The teacher next door, however, is hopelessly incompetent. Everyone knows that no matter where the bar is set, her students will almost certainly fall below it. Like the tortoise in the fable, it is only her personal virtue that implores her to exert effort; the incentive means very little. Again, we may cheer the tortoise for his perseverance, but few of us would persist so doggedly in the face of overwhelming odds. For both teachers, the individual-level incentive scheme provides almost no incentive to exert greater effort. One is bound to be rewarded, and the other is destined to fail. For both tortoise and hare, with little doubt about the outcome, the only incentive to exert effort is a sense of personal satisfaction. Thus, the individual-incentive regime threatens to end up a lot like the status quo.

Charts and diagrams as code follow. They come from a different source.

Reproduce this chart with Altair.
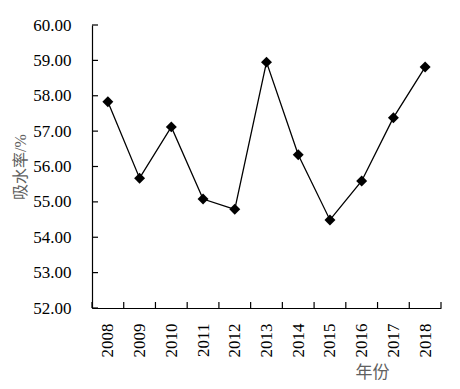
import altair as alt
import pandas as pd

years = [2008, 2009, 2010, 2011, 2012, 2013, 2014, 2015, 2016, 2017, 2018]
values = [57.83, 55.67, 57.12, 55.08, 54.79, 58.95, 56.33, 54.49, 55.59, 57.38, 58.81]
y_ticks = [52, 53, 54, 55, 56, 57, 58, 59, 60]
x_title = "年份"
y_title = "吸水率/%"

df = pd.DataFrame({"year": years, "value": values})
bounds = pd.DataFrame({"b": [y - 0.5 for y in years] + [years[-1] + 0.5]})
yt = pd.DataFrame({"v": y_ticks})

x0 = years[0] - 0.5
xscale = alt.Scale(domain=[x0, years[-1] + 0.5], nice=False, zero=False)
yscale = alt.Scale(domain=[y_ticks[0], y_ticks[-1]], nice=False, zero=False)

font = "Liberation Serif"
cjk = "Liberation Serif, Noto Sans CJK SC"

xaxis = alt.Axis(values=years, format="d", labelAngle=-90, tickSize=0, grid=False,
                 domainColor="black", domainWidth=1.2, labelPadding=15, labelFont=font,
                 labelFontSize=17, labelColor="black", labelOverlap=False,
                 title=x_title, titleFont=cjk,
                 titleFontSize=17, titleFontWeight="normal", titleColor="#606060",
                 titleX=280, titleY=64, titleAlign="center", titleBaseline="middle",
                 titleAngle=0)
yaxis = alt.Axis(values=y_ticks, format=".2f", tickSize=0, grid=False,
                 domainColor="black", domainWidth=1.2, labelPadding=21, labelFont=font,
                 labelFontSize=17, labelColor="black", labelOverlap=False,
                 title=y_title, titleFont=cjk,
                 titleFontSize=16, titleFontWeight="normal", titleColor="#606060",
                 titleX=-72, titleY=141.5, titleAlign="center", titleBaseline="middle",
                 titleAngle=-90)

line = alt.Chart(df).mark_line(color="black", strokeWidth=1.3).encode(
    x=alt.X("year:Q", scale=xscale, axis=xaxis),
    y=alt.Y("value:Q", scale=yscale, axis=yaxis),
)
points = alt.Chart(df).mark_point(shape="diamond", filled=True, size=120,
                                  color="black", opacity=1).encode(
    x=alt.X("year:Q", scale=xscale, axis=xaxis),
    y=alt.Y("value:Q", scale=yscale, axis=yaxis),
)
xticks = alt.Chart(bounds).mark_rule(color="black", strokeWidth=1.2, y2Offset=-6).encode(
    x=alt.X("b:Q", scale=xscale, axis=xaxis),
    y=alt.Y(datum=y_ticks[0], scale=yscale, axis=yaxis),
    y2=alt.Y2(datum=y_ticks[0]),
)
yticks = alt.Chart(yt).mark_rule(color="black", strokeWidth=1.2, x2Offset=6).encode(
    y=alt.Y("v:Q", scale=yscale, axis=yaxis),
    x=alt.X(datum=x0, scale=xscale, axis=xaxis),
    x2=alt.X2(datum=x0),
)

chart = alt.layer(line, points, xticks, yticks).properties(
    width=349, height=283,
    autosize=alt.AutoSizeParams(type="none"),
    padding={"left": 84, "top": 17, "right": 10, "bottom": 80},
    background="white",
).configure_view(stroke=None)

chart.save("out.html", embed_options={"renderer": "svg", "actions": False})
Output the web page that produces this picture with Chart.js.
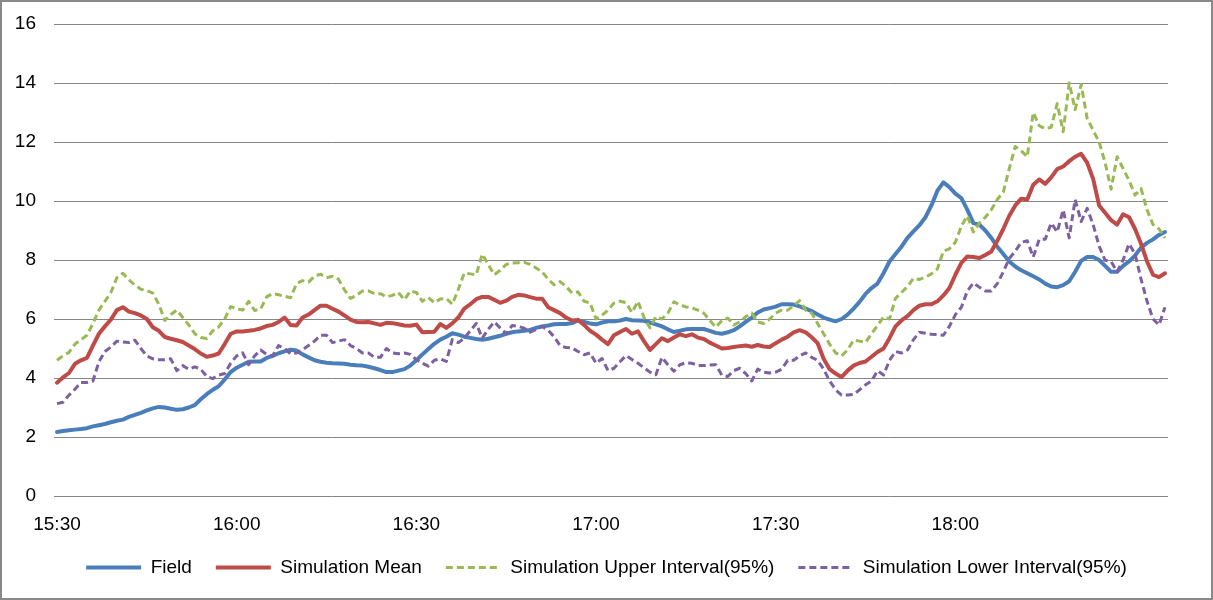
<!DOCTYPE html>
<html><head><meta charset="utf-8">
<script src="https://cdn.jsdelivr.net/npm/chart.js@4.4.0/dist/chart.umd.min.js"></script>
<style>
html,body{margin:0;padding:0;background:#fff;}
#wrap{position:relative;width:1213px;height:600px;}
#frame{position:absolute;left:0;top:0;width:1213px;height:600px;box-sizing:border-box;border:2px solid #898989;pointer-events:none;}
canvas{display:block;}
</style></head><body>
<div id="wrap"><canvas id="c" width="1213" height="600"></canvas><div id="frame"></div></div>
<script>
// One value per minute, 15:30 .. 18:35
const field = [
2.17,2.2,2.23,2.25,2.27,2.3,2.36,2.4,2.44,2.5,2.55,2.59,2.68,2.75,2.82,2.9,2.97,3.02,3.0,2.96,2.92,2.94,3.0,3.08,3.28,3.45,3.6,3.72,3.95,
4.2,4.35,4.45,4.55,4.56,4.56,4.68,4.75,4.84,4.9,4.96,4.93,4.8,4.7,4.6,4.55,4.52,4.5,4.49,4.48,4.45,4.43,4.42,4.38,4.33,4.27,4.2,4.2,4.25,4.3,
4.42,4.6,4.8,4.98,5.16,5.3,5.4,5.52,5.47,5.4,5.36,5.32,5.3,5.33,5.38,5.43,5.5,5.55,5.58,5.6,5.63,5.7,5.75,5.78,5.82,5.83,5.83,5.86,5.95,5.9,
5.85,5.82,5.88,5.92,5.92,5.95,6.0,5.96,5.95,5.94,5.88,5.82,5.75,5.65,5.56,5.6,5.65,5.66,5.66,5.66,5.6,5.53,5.5,5.55,5.62,5.75,5.9,6.05,6.22,6.32,
6.37,6.42,6.5,6.5,6.49,6.43,6.35,6.27,6.15,6.05,5.98,5.92,6.0,6.15,6.35,6.58,6.85,7.05,7.2,7.55,7.95,8.2,8.45,8.75,8.97,9.18,9.45,9.85,10.35,10.63,
10.47,10.25,10.1,9.7,9.25,9.2,9.0,8.75,8.45,8.2,7.95,7.78,7.65,7.55,7.45,7.34,7.2,7.1,7.08,7.15,7.28,7.6,7.97,8.1,8.1,8.0,7.8,7.6,7.6,7.8,7.95,8.15,8.42,8.58,8.7,8.85,8.95
];
const simMean = [
3.84,4.02,4.17,4.48,4.6,4.68,5.1,5.5,5.75,5.98,6.3,6.4,6.25,6.2,6.12,6.0,5.72,5.6,5.39,5.33,5.28,5.22,5.1,4.98,4.83,4.72,4.76,4.83,5.15,
5.5,5.58,5.58,5.6,5.63,5.68,5.76,5.8,5.9,6.05,5.8,5.78,6.05,6.15,6.3,6.45,6.45,6.35,6.25,6.12,5.98,5.9,5.89,5.9,5.85,5.8,5.87,5.86,5.82,5.78,
5.77,5.81,5.55,5.56,5.57,5.83,5.7,5.85,6.05,6.35,6.5,6.67,6.75,6.75,6.65,6.55,6.62,6.75,6.82,6.8,6.74,6.69,6.69,6.4,6.3,6.2,6.05,5.95,5.97,5.8,
5.6,5.47,5.3,5.15,5.45,5.56,5.66,5.5,5.58,5.25,4.95,5.15,5.35,5.25,5.37,5.48,5.42,5.48,5.37,5.32,5.2,5.1,5.0,5.02,5.05,5.08,5.1,5.06,5.12,5.07,
5.05,5.18,5.3,5.4,5.55,5.62,5.55,5.38,5.18,4.65,4.3,4.15,4.03,4.25,4.42,4.51,4.56,4.72,4.88,5.0,5.35,5.75,5.95,6.1,6.3,6.45,6.5,6.5,6.6,6.8,
7.05,7.5,7.9,8.12,8.1,8.07,8.17,8.29,8.65,9.05,9.5,9.85,10.08,10.05,10.55,10.73,10.58,10.8,11.08,11.17,11.35,11.5,11.6,11.3,10.75,9.85,9.6,9.35,9.2,9.55,9.45,9.05,8.55,7.95,7.5,7.42,7.55
];
const simUpper = [
4.6,4.75,4.87,5.15,5.3,5.45,5.85,6.3,6.6,6.9,7.4,7.55,7.33,7.15,7.01,6.96,6.88,6.5,5.95,6.15,6.3,6.05,5.8,5.5,5.37,5.34,5.6,5.73,6.0,
6.42,6.35,6.3,6.6,6.29,6.34,6.75,6.86,6.82,6.77,6.72,7.2,7.3,7.25,7.45,7.52,7.4,7.45,7.35,6.99,6.7,6.8,6.95,6.95,6.86,6.86,6.75,6.8,6.9,6.65,
6.95,6.9,6.6,6.73,6.55,6.68,6.7,6.5,7.0,7.56,7.53,7.5,8.2,7.85,7.5,7.65,7.85,7.9,7.91,7.92,7.85,7.73,7.6,7.35,7.16,7.27,7.1,6.88,6.92,6.6,
6.55,6.0,6.13,6.3,6.54,6.6,6.56,6.22,6.6,6.05,5.7,6.08,6.0,6.2,6.58,6.48,6.41,6.38,6.3,6.2,5.95,5.72,5.95,6.03,5.8,5.9,6.08,6.2,5.9,5.85,
6.0,6.2,6.3,6.3,6.45,6.62,6.3,6.2,5.85,5.5,5.15,4.85,4.75,4.95,5.28,5.25,5.21,5.5,5.78,6.07,6.0,6.7,6.9,7.1,7.38,7.34,7.42,7.53,7.7,8.3,
8.38,8.6,9.15,9.5,8.95,9.25,9.45,9.7,10.05,10.3,11.1,11.85,11.7,11.5,13.0,12.55,12.45,12.5,13.3,12.35,14.0,13.1,13.95,12.8,12.4,12.0,11.3,10.4,11.5,11.1,10.7,10.2,10.42,9.7,9.2,9.05,8.75
];
const simLower = [
3.13,3.18,3.42,3.62,3.85,3.85,3.9,4.55,4.9,5.05,5.25,5.22,5.2,5.28,5.0,4.75,4.65,4.62,4.62,4.65,4.25,4.42,4.3,4.38,4.3,4.05,3.98,4.1,4.15,
4.5,4.75,4.85,4.45,4.75,4.95,4.8,4.75,5.1,5.0,4.82,4.85,4.96,5.1,5.25,5.45,5.45,5.2,5.25,5.3,5.1,5.0,4.85,4.85,4.7,4.7,5.0,4.85,4.82,4.85,
4.8,4.62,4.5,4.4,4.6,4.65,4.56,5.3,5.2,5.35,5.6,5.85,5.35,5.65,5.9,5.7,5.5,5.78,5.75,5.69,5.55,5.65,5.75,5.62,5.4,5.1,5.03,5.02,4.9,4.79,
4.85,4.5,4.66,4.25,4.33,4.55,4.76,4.63,4.5,4.35,4.2,4.11,4.7,4.45,4.23,4.45,4.52,4.5,4.42,4.42,4.44,4.45,4.1,4.05,4.25,4.33,4.15,3.9,4.3,4.2,
4.17,4.2,4.3,4.6,4.6,4.75,4.85,4.7,4.6,4.3,3.9,3.6,3.42,3.42,3.44,3.6,3.77,3.9,4.25,4.1,4.6,4.9,4.85,4.95,5.3,5.55,5.52,5.48,5.47,5.45,
5.75,6.15,6.4,6.95,7.22,7.08,6.95,6.95,7.2,7.6,8.05,8.3,8.6,8.65,8.1,8.7,8.7,9.25,8.95,9.7,8.75,10.05,9.3,9.75,9.2,8.47,7.99,7.95,7.6,8.0,8.55,8.2,7.35,6.6,6.0,5.8,6.4
];
const seriesNames = ["Field", "Simulation Mean", "Simulation Upper Interval(95%)", "Simulation Lower Interval(95%)"];
const tickLabels = ["15:30", "16:00", "16:30", "17:00", "17:30", "18:00"];
const startHour = 15, startMin = 30;

// minute-by-minute category labels
const categories = [];
for (let i = 0; i < field.length; i++) {
  const m = startHour * 60 + startMin + i;
  categories.push(Math.floor(m / 60) + ":" + String(m % 60).padStart(2, "0"));
}

Chart.defaults.font.family = "'Liberation Sans', Arial, sans-serif";
Chart.defaults.color = "#000";
const baseLabels = Chart.defaults.plugins.legend.labels.generateLabels;

new Chart(document.getElementById("c"), {
  type: "line",
  data: {
    labels: categories,
    datasets: [
      { label: seriesNames[0], data: field, borderColor: "#4A7EBB", backgroundColor: "#4A7EBB", borderWidth: 4, pointRadius: 0, tension: 0, borderJoinStyle: "round", borderCapStyle: "round", order: 4 },
      { label: seriesNames[1], data: simMean, borderColor: "#BE4B48", backgroundColor: "#BE4B48", borderWidth: 4, pointRadius: 0, tension: 0, borderJoinStyle: "round", borderCapStyle: "round", order: 3 },
      { label: seriesNames[2], data: simUpper, borderColor: "#98B954", backgroundColor: "#98B954", borderWidth: 3, borderDash: [7, 4], pointRadius: 0, tension: 0, borderJoinStyle: "round", order: 2 },
      { label: seriesNames[3], data: simLower, borderColor: "#7D60A0", backgroundColor: "#7D60A0", borderWidth: 3, borderDash: [7, 4], pointRadius: 0, tension: 0, borderJoinStyle: "round", order: 1 }
    ]
  },
  options: {
    responsive: false,
    animation: false,
    devicePixelRatio: 1,
    layout: { padding: { left: 0, right: 0, top: 24, bottom: 13 } },
    plugins: {
      tooltip: { enabled: false },
      legend: {
        position: "bottom",
        labels: {
          usePointStyle: true,
          pointStyle: "line",
          pointStyleWidth: 55,
          padding: 24,
          color: "#000",
          font: { size: 19 },
          sort: (a, b) => a.datasetIndex - b.datasetIndex,
          generateLabels: (chart) => {
            const items = baseLabels(chart);
            items.forEach((it) => {
              const ds = chart.data.datasets[it.datasetIndex];
              it.lineDash = ds.borderDash || [];
              it.lineWidth = ds.borderWidth;
              it.strokeStyle = ds.borderColor;
              it.lineCap = "butt";
            });
            return items;
          }
        }
      }
    },
    scales: {
      x: {
        type: "category",
        offset: true,
        grid: { display: false },
        border: { display: false },
        ticks: {
          autoSkip: false,
          maxRotation: 0,
          minRotation: 0,
          padding: 9,
          color: "#000",
          font: { size: 19 },
          callback: function (v) {
            const l = this.getLabelForValue(v);
            return tickLabels.includes(l) ? l : null;
          }
        },
        afterFit: (s) => { s.height = 38; }
      },
      y: {
        min: 0,
        max: 16,
        ticks: { stepSize: 2, padding: 18, color: "#000", font: { size: 19 } },
        grid: { color: "#868686", lineWidth: 1, drawTicks: false },
        border: { display: false },
        afterFit: (s) => { s.width = 54; s.paddingTop = 0; s.paddingBottom = 0; }
      },
      yRight: {
        position: "right",
        min: 0,
        max: 16,
        ticks: { display: false },
        grid: { display: false, drawTicks: false },
        border: { display: false },
        afterFit: (s) => { s.width = 45; s.paddingTop = 0; s.paddingBottom = 0; }
      }
    }
  }
});
</script>
</body></html>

Now suppose both teachers are tied together: their reward will be based not on what they do individually, but on the sum total of what they accomplish. Suddenly the excellent teacher recognizes that the status of her reward is in doubt, and the teacher next door realizes that she now has a realistic shot at the reward. Both are going to have to exert some effort to ensure that the average across their classrooms exceeds the standard.

While the traditional moral of the fable is that "slow and steady wins the race," perhaps we should reconsider the wisdom of such a matchup in the first place. Rather than pit tortoises against hares in an unfair competition, we could assemble teams of mixed tortoises and hares and judge each team by its combined performance. In this scenario, each competitor faces a stronger incentive to excel because her team's average time matters, not her rank within the team. We do not know how common this scenario might be. How often do very good and very poor teachers share the same school? And how powerful is the free-rider effect? The answers lie in the research. But first we need to understand the accountability program.

The North Carolina State Accountability System

The North Carolina ABC accountability program (ABC is an acronym for Accountability, teaching the Basics, and emphasis on local Control) began in the 1996-97 school year. In its inaugural year, teachers in elementary and middle schools were awarded a cash bonus of $1,000 if the school's average year-over-year improvement in reading and math test scores exceeded the threshold set by the state. In the following year, the bonus program was extended to high schools, and the award became two-tiered, with teachers receiving $750 in schools that cleared a first threshold referred to as "expected" growth in test scores and $1,500 in schools that cleared a more stringent "exemplary" or "high" growth threshold.[2]

Education authorities face a delicate balancing act in setting criteria for bonus payments. If teachers perceive that there is no chance of receiving a bonus, or that the bonus is a sure thing, they have little reason to alter their behavior--the tortoise-and-hare effect described above. Fortunately, in North Carolina's case, teachers in most schools face real uncertainty about the amount of their bonus. Figure 1 shows the proportion of schools in the 1999-2000 to 2001-2002 school years qualifying for $750 or $1,500 bonuses. Roughly three-quarters of the schools in the state received bonus payments, but less than half received the full $1,500. The average bonus paid out was roughly $890 (0.23 x $0 + 0.35 x $750 + 0.42 x $1,500 = $892.50). Evidence shows that among the schools eligible for a bonus, about half receive the full $1,500.[3] There are few schools that can count on the full $1,500 as a sure thing, and few for which the $750 standard is completely unattainable.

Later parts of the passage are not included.